By Allen Moff Record-Courier staff writer Published:

John Whorton claims that the Kent State men's basketball team's first-round NCAA Tournament pairing with Temple came to him in a dream.

And why not?

Dreams have been coming true for this team all season long.

"I had a dream we played Temple (Saturday night)," said the junior center on Sunday, after the Mid-American Conference Tournament champion Golden Flashes (23-6) were seeded 11th in the East Region and shipped off to Boston to play the No. 6 seeded Owls (21-10) in the first round of the NCAA Tournament on Friday. "They were playing that matchup zone, and I saw (Kent coach Gary) Waters and (Temple coach John) Chaney talking before and after the game.

"The outcome didn't come to me."

That's too bad.

A final score would have been nice, to confirm whether this particular dream was really a dream and not a nightmare.

The Flashes (23-6) certainly didn't get a dream seeding, behind all seven Big Ten teams in the field and MAC rival Miami of Ohio (No. 10) _ which they defeated twice in three meetings _ just to name a few.

Kent coach Gary Waters was convinced his team had guaranteed itself a berth in the NCAA Tournament just by advancing to the MAC Tournament championship game, but the No. 11 seed makes you wonder.

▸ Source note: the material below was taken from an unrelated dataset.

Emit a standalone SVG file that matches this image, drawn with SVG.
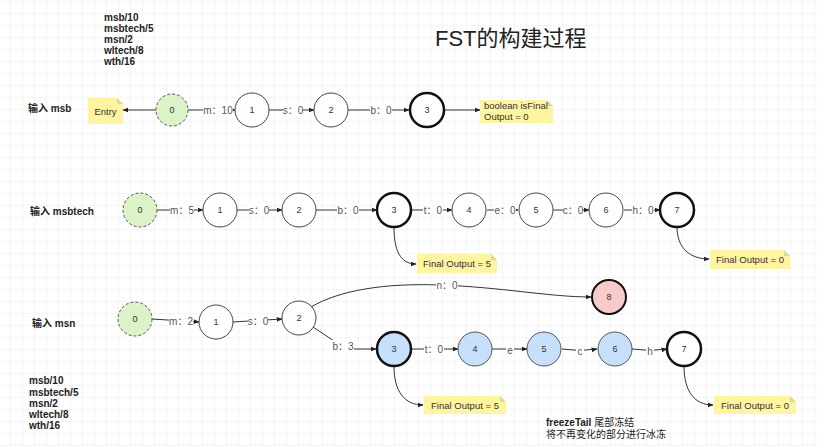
<svg xmlns="http://www.w3.org/2000/svg" width="818" height="446" viewBox="0 0 818 446">
<defs>
<pattern id="grid" x="10" y="1" width="12" height="12" patternUnits="userSpaceOnUse">
<path d="M0,0 H12 M0,0 V12" fill="none" stroke="#ececec" stroke-width="1"/>
</pattern>
<marker id="arr" viewBox="0 0 10 10" refX="9" refY="5" markerWidth="6" markerHeight="6" orient="auto" markerUnits="userSpaceOnUse">
<path d="M0,1 L10,5 L0,9 Z" fill="#222"/>
</marker>
</defs>
<style>
text{font-family:"Liberation Sans","Noto Sans CJK SC",sans-serif;}
.t{font-size:10px;font-weight:bold;fill:#222;}
.n{fill:#fff;stroke:#444;stroke-width:1;}
.thick{fill:#fff;stroke:#111;stroke-width:2.5;}
.start{fill:#dcf2c8;stroke:#555;stroke-width:1;stroke-dasharray:3 2;}
.blue{fill:#c7e0f9;stroke:#555;stroke-width:1;}
.bluethick{fill:#c7e0f9;stroke:#111;stroke-width:2.5;}
.red{fill:#f8caca;stroke:#111;stroke-width:2;}
.nl{font-size:9px;fill:#333;text-anchor:middle;dominant-baseline:central;}
.e{fill:none;stroke:#333;stroke-width:1;marker-end:url(#arr);}
.lb{fill:#fff;}
.el{font-size:10px;fill:#555;text-anchor:middle;dominant-baseline:central;}
.note{fill:#fff4a0;}
.fold{fill:#e0d89a;}
.ntx{font-size:9.5px;fill:#333;}
</style>
<rect width="818" height="446" fill="#fff"/>
<rect width="818" height="446" fill="url(#grid)"/>

<g id="title"><text x="435" y="46" font-size="22" fill="#222">FST的构建过程</text></g>

<g id="list-top">
<text class="t" x="104" y="21">msb/10</text>
<text class="t" x="104" y="32">msbtech/5</text>
<text class="t" x="104" y="43">msn/2</text>
<text class="t" x="104" y="54">wltech/8</text>
<text class="t" x="104" y="65">wth/16</text>
</g>
<g id="list-bottom">
<text class="t" x="29" y="384">msb/10</text>
<text class="t" x="29" y="396">msbtech/5</text>
<text class="t" x="29" y="407">msn/2</text>
<text class="t" x="29" y="418">wltech/8</text>
<text class="t" x="29" y="429">wth/16</text>
</g>

<g id="labels">
<text class="t" x="28" y="112">输入 msb</text>
<text class="t" x="30" y="215">输入 msbtech</text>
<text class="t" x="32" y="327">输入 msn</text>
</g>

<g id="connectors">
<!-- row 1 -->
<path class="e" d="M156,110 L123,110"/>
<path class="e" d="M188,110 L235,110"/>
<path class="e" d="M269,110 L314,110"/>
<path class="e" d="M348,110 L409,110"/>
<path class="e" d="M445,110 L480,110"/>
<rect class="lb" x="203" y="104" width="30" height="12"/><text class="el" x="218" y="110.5">m：10</text>
<rect class="lb" x="283" y="104" width="20" height="12"/><text class="el" x="293" y="110.5">s：0</text>
<rect class="lb" x="370" y="104" width="22" height="12"/><text class="el" x="381" y="110.5">b：0</text>
<!-- row 2 -->
<path class="e" d="M157,210 L203,210"/>
<path class="e" d="M237,210 L282,210"/>
<path class="e" d="M316,210 L377,210"/>
<path class="e" d="M412,210 L452,210"/>
<path class="e" d="M487,210 L518,210"/>
<path class="e" d="M553,210 L589,210"/>
<path class="e" d="M624,210 L660,210"/>
<path class="e" d="M394,227 C394,250 400,264 416,264"/>
<path class="e" d="M677,227 C677,248 690,259 709,259"/>
<rect class="lb" x="170" y="204" width="24" height="12"/><text class="el" x="182" y="210.5">m：5</text>
<rect class="lb" x="249" y="204" width="20" height="12"/><text class="el" x="259" y="210.5">s：0</text>
<rect class="lb" x="337" y="204" width="22" height="12"/><text class="el" x="348" y="210.5">b：0</text>
<rect class="lb" x="423" y="204" width="20" height="12"/><text class="el" x="433" y="210.5">t：0</text>
<rect class="lb" x="494" y="204" width="22" height="12"/><text class="el" x="505" y="210.5">e：0</text>
<rect class="lb" x="563" y="204" width="20" height="12"/><text class="el" x="573" y="210.5">c：0</text>
<rect class="lb" x="632" y="204" width="22" height="12"/><text class="el" x="643" y="210.5">h：0</text>
<!-- row 3 -->
<path class="e" d="M152,319 L199,322"/>
<path class="e" d="M233,322 L282,319"/>
<path class="e" d="M311,307 C340,290 385,283 440,285 C500,287 550,297 591,297"/>
<path class="e" d="M313,327 L337,343 Q342,348 352,349 L376,349"/>
<path class="e" d="M411,349 L458,349"/>
<path class="e" d="M492,349 L527,349"/>
<path class="e" d="M562,349 Q580,352 597,349"/>
<path class="e" d="M632,349 Q650,352 667,349"/>
<path class="e" d="M394,366 C394,392 405,405 423,405"/>
<path class="e" d="M684,366 C684,392 695,405 713,405"/>
<rect class="lb" x="169" y="315" width="24" height="12"/><text class="el" x="181" y="321">m：2</text>
<rect class="lb" x="248" y="315" width="20" height="12"/><text class="el" x="258" y="321">s：0</text>
<rect class="lb" x="436" y="279" width="22" height="12"/><text class="el" x="447" y="285.5">n：0</text>
<rect class="lb" x="332" y="340" width="22" height="12"/><text class="el" x="343" y="346">b：3</text>
<rect class="lb" x="424" y="343" width="20" height="12"/><text class="el" x="434" y="349.5">t：0</text>
<rect class="lb" x="506" y="344" width="8" height="12"/><text class="el" x="510" y="350">e</text>
<rect class="lb" x="576" y="345" width="8" height="12"/><text class="el" x="580" y="351.5">c</text>
<rect class="lb" x="646" y="345" width="8" height="12"/><text class="el" x="650" y="351.5">h</text>
</g>

<!-- notes -->
<g id="note-entry">
<path class="note" d="M88,98 H117 L123,104 V124 H88 Z"/>
<path class="fold" d="M117,98 L123,104 H117 Z"/>
<text class="ntx" x="105.5" y="115" text-anchor="middle">Entry</text>
</g>
<g id="note-isfinal">
<path class="note" d="M480,100 H547 L553,106 V123 H480 Z"/>
<path class="fold" d="M547,100 L553,106 H547 Z"/>
<text class="ntx" x="484" y="109">boolean isFinal</text>
<text class="ntx" x="484" y="120">Output = 0</text>
</g>
<g id="note-r2-5">
<path class="note" d="M417,254 H491 L497,260 V273 H417 Z"/>
<path class="fold" d="M491,254 L497,260 H491 Z"/>
<text class="ntx" x="457" y="267" text-anchor="middle">Final Output = 5</text>
</g>
<g id="note-r2-0">
<path class="note" d="M710,250 H784 L790,256 V269 H710 Z"/>
<path class="fold" d="M784,250 L790,256 H784 Z"/>
<text class="ntx" x="750" y="263" text-anchor="middle">Final Output = 0</text>
</g>
<g id="note-r3-5">
<path class="note" d="M424,396 H500 L506,402 V414 H424 Z"/>
<path class="fold" d="M500,396 L506,402 H500 Z"/>
<text class="ntx" x="465" y="408.5" text-anchor="middle">Final Output = 5</text>
</g>
<g id="note-r3-0">
<path class="note" d="M714,396 H790 L796,402 V414 H714 Z"/>
<path class="fold" d="M790,396 L796,402 H790 Z"/>
<text class="ntx" x="755" y="408.5" text-anchor="middle">Final Output = 0</text>
</g>

<!-- row 1 nodes -->
<g id="r1-n0"><circle class="start" cx="172" cy="110" r="16"/><text class="nl" x="172" y="110">0</text></g>
<g id="r1-n1"><circle class="n" cx="252" cy="110" r="17"/><text class="nl" x="252" y="110">1</text></g>
<g id="r1-n2"><circle class="n" cx="331" cy="110" r="17"/><text class="nl" x="331" y="110">2</text></g>
<g id="r1-n3"><circle class="thick" cx="427" cy="110" r="17"/><text class="nl" x="427" y="110">3</text></g>

<!-- row 2 nodes -->
<g id="r2-n0"><circle class="start" cx="140" cy="210" r="17"/><text class="nl" x="140" y="210">0</text></g>
<g id="r2-n1"><circle class="n" cx="220" cy="210" r="17"/><text class="nl" x="220" y="210">1</text></g>
<g id="r2-n2"><circle class="n" cx="299" cy="210" r="17"/><text class="nl" x="299" y="210">2</text></g>
<g id="r2-n3"><circle class="thick" cx="394" cy="210" r="17"/><text class="nl" x="394" y="210">3</text></g>
<g id="r2-n4"><circle class="n" cx="469" cy="210" r="17"/><text class="nl" x="469" y="210">4</text></g>
<g id="r2-n5"><circle class="n" cx="536" cy="210" r="17"/><text class="nl" x="536" y="210">5</text></g>
<g id="r2-n6"><circle class="n" cx="606" cy="210" r="17"/><text class="nl" x="606" y="210">6</text></g>
<g id="r2-n7"><circle class="thick" cx="677" cy="210" r="17"/><text class="nl" x="677" y="210">7</text></g>

<!-- row 3 nodes -->
<g id="r3-n0"><circle class="start" cx="135" cy="319" r="17"/><text class="nl" x="135" y="319">0</text></g>
<g id="r3-n1"><circle class="n" cx="216" cy="322" r="17"/><text class="nl" x="216" y="322">1</text></g>
<g id="r3-n2"><circle class="n" cx="299" cy="318" r="17"/><text class="nl" x="299" y="318">2</text></g>
<g id="r3-n3"><circle class="bluethick" cx="394" cy="349" r="17"/><text class="nl" x="394" y="349">3</text></g>
<g id="r3-n4"><circle class="blue" cx="475" cy="349" r="17"/><text class="nl" x="475" y="349">4</text></g>
<g id="r3-n5"><circle class="blue" cx="544" cy="349" r="17"/><text class="nl" x="544" y="349">5</text></g>
<g id="r3-n6"><circle class="blue" cx="615" cy="349" r="17"/><text class="nl" x="615" y="349">6</text></g>
<g id="r3-n7"><circle class="thick" cx="684" cy="349" r="17"/><text class="nl" x="684" y="349">7</text></g>
<g id="r3-n8"><circle class="red" cx="609" cy="297" r="17"/><text class="nl" x="609" y="297">8</text></g>

<g id="freeze-text">
<text x="546" y="426" font-size="10" fill="#222"><tspan font-weight="bold">freezeTail</tspan> 尾部冻结</text>
<text x="546" y="438" font-size="10" fill="#222">将不再变化的部分进行冰冻</text>
</g>
</svg>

"I thought we'd be a No. 8 to No. 10 seed," said Waters. "But we were picked to finish sixth in our division, remember? We haven't gotten much respect from people all year, so why should that change now?"

The Flashes won't exactly be making a dream trip to frigid Boston.

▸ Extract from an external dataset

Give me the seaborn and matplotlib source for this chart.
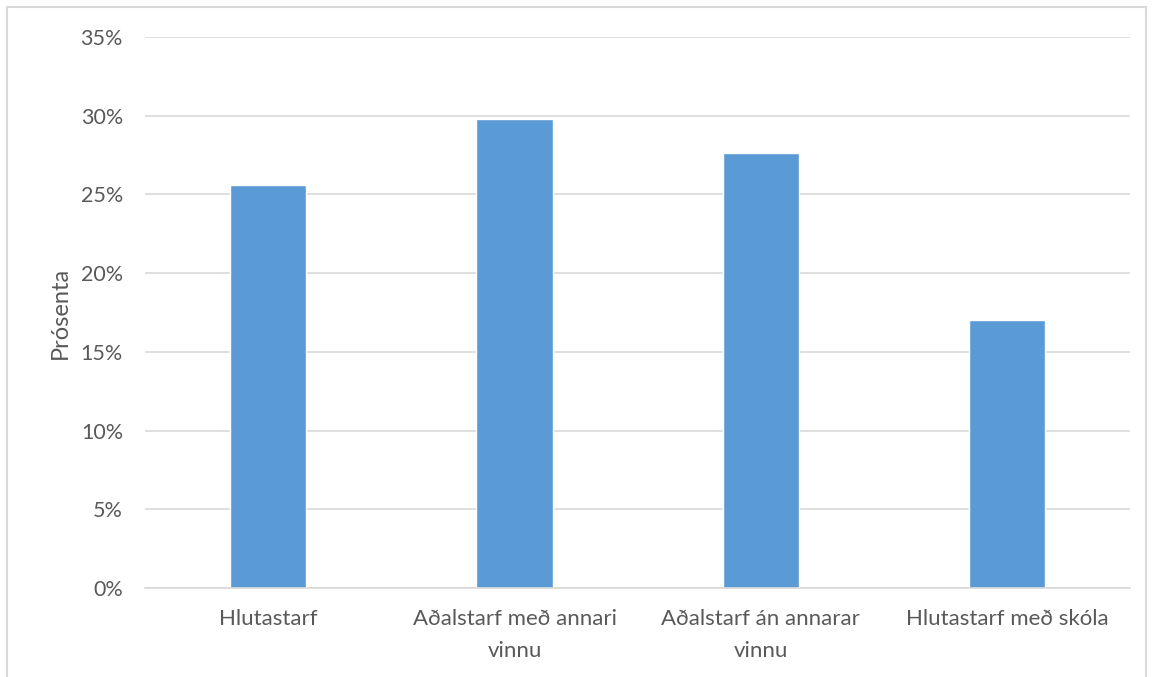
import matplotlib
matplotlib.use("Agg")
import matplotlib.pyplot as plt
from matplotlib.patches import Rectangle
from matplotlib.ticker import PercentFormatter
import seaborn as sns
import pandas as pd

categories = ["Hlutastarf", "Aðalstarf með annari\nvinnu", "Aðalstarf án annarar\nvinnu", "Hlutastarf með skóla"]
values = [25.6, 29.8, 27.65, 17.0]
yticks = [0, 5, 10, 15, 20, 25, 30, 35]

df = pd.DataFrame({"flokkur": categories, "prosenta": values})

sns.set_style("white")
plt.rcParams["font.family"] = ["Lato", "DejaVu Sans"]
txt = "#595959"

fig = plt.figure(figsize=(11.52, 6.77), dpi=100)
ax = fig.add_axes([0.126, 0.1315, 0.855, 0.8138])

sns.barplot(data=df, x="flokkur", y="prosenta", color="#5b9bd5", width=0.31,
            saturation=1, ax=ax)

ax.set_ylim(0, 35)
ax.set_yticks(yticks)
ax.yaxis.set_major_formatter(PercentFormatter(decimals=0))
ax.yaxis.grid(True, color="#d9d9d9", linewidth=1.2)
ax.set_axisbelow(True)
for s in ["top", "right", "left"]:
    ax.spines[s].set_visible(False)
ax.spines["bottom"].set_color("#d9d9d9")
ax.spines["bottom"].set_linewidth(1.2)
ax.tick_params(axis="both", length=0, colors=txt)
ax.tick_params(axis="y", pad=16, labelsize=15.5)
ax.tick_params(axis="x", pad=15, labelsize=16)
for lab in ax.get_xticklabels():
    lab.set_linespacing(1.75)
ax.set_xlabel("")
ax.set_ylabel("Prósenta", fontsize=17, color=txt, labelpad=7)

# outer chart border
fig.patches.append(Rectangle((7 / 1152, -0.01), 1139 / 1152, 1 - 7 / 677 + 0.01,
                             transform=fig.transFigure, fill=False,
                             edgecolor="#d9d9d9", linewidth=1.5))

fig.savefig("out.png", dpi=100)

"I went to Boston when I was four years old," said Whorton. "The only thing I remember is that the people talk funny."

And facing Temple's dreaded zone, that's just not the stuff dreams are made of.

"This is a tough matchup for us," said Waters. "They have two things that have given us problems at times. They average around 6-foot-9, 250 pounds on the front line and they're very athletic, and they play that zone defense. They make it hard to get the ball inside, and that's our strength. We've struggled against zones this year."

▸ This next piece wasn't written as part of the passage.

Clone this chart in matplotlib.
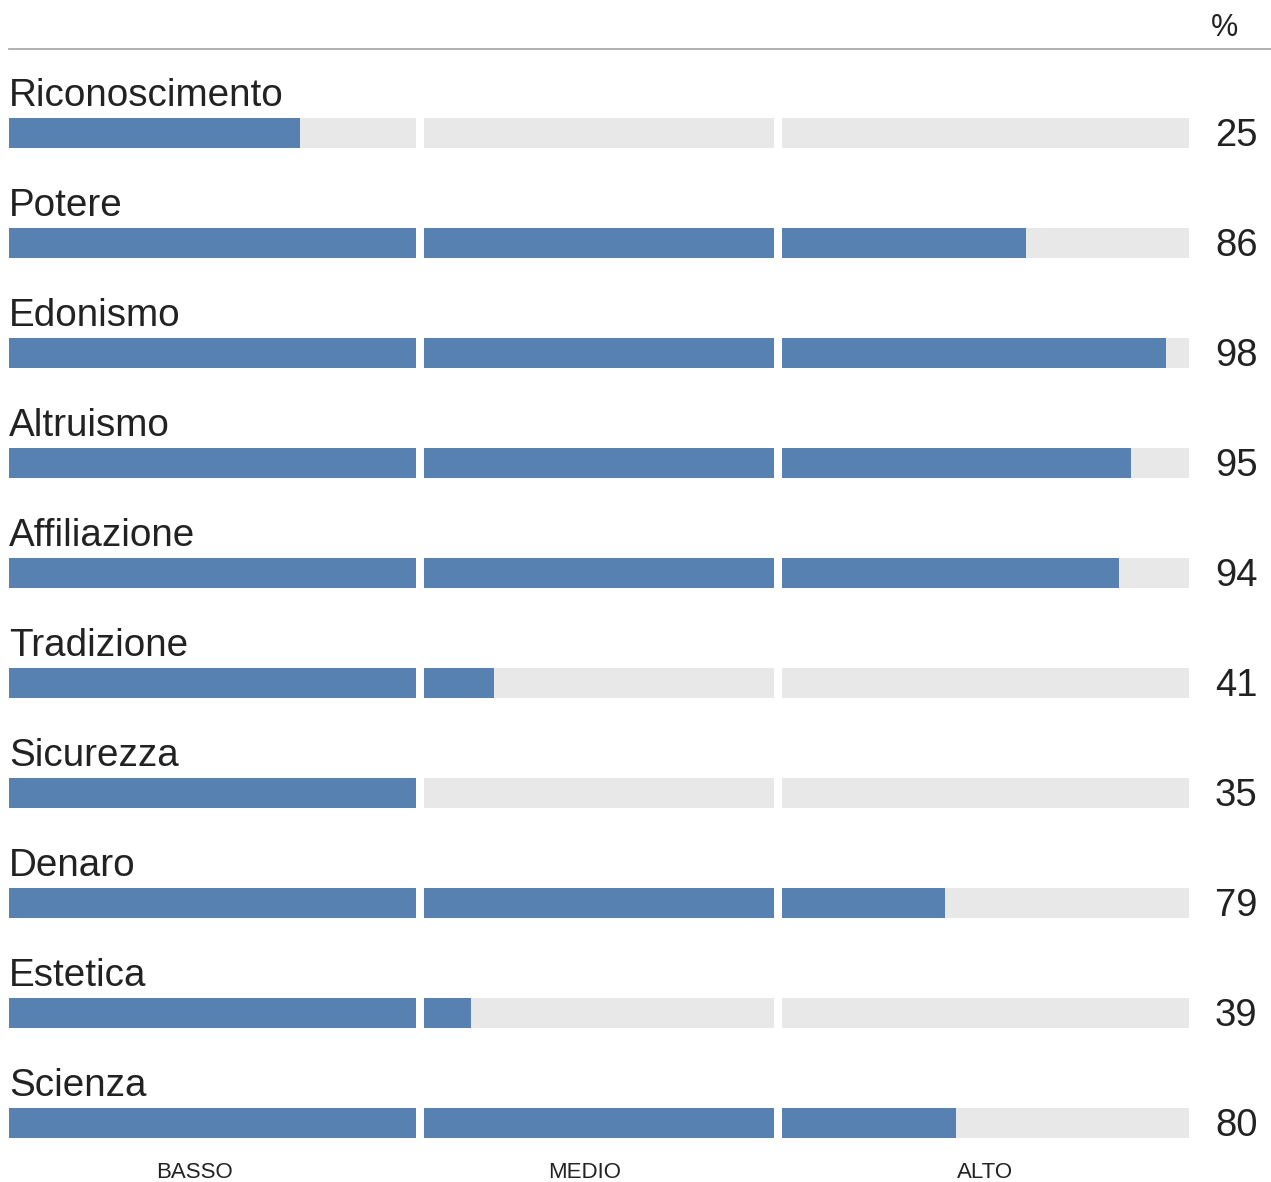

The perennial national power Owls have made the tournament every year in the 1990s under legendary coach Chaney. This year's edition features a balanced offense led by 6-5 sophomore forward Mark Karchner (13.5 points, 6.5 rebounds per game), 6-10 junior forward Lamont Barnes (12.5 ppg, 7 rpg) and 6-4 senior guard Rasheed Brokenborough (11.8 ppg), but scoring isn't a major concern.

Temple wins with smothering defense, pure and simple.

"We have our work cut out for us, pure and simple," said Kent senior swingman Ed Norvell.

If the Flashes should find a way to get by Temple, a probable second-round matchup with Bob Huggins' Cincinnati Bearcats awaits on Sunday.

So what are the seemingly slightly overmatched Flashes to do?

Simple: Just keep on dreamin.'

"We've seen Temple play on TV, and they're good," said Whorton. "But it doesn't matter who you are in the NCAA Tournament, you either come to play or you go home. You never know who's going to win. Anything can happen."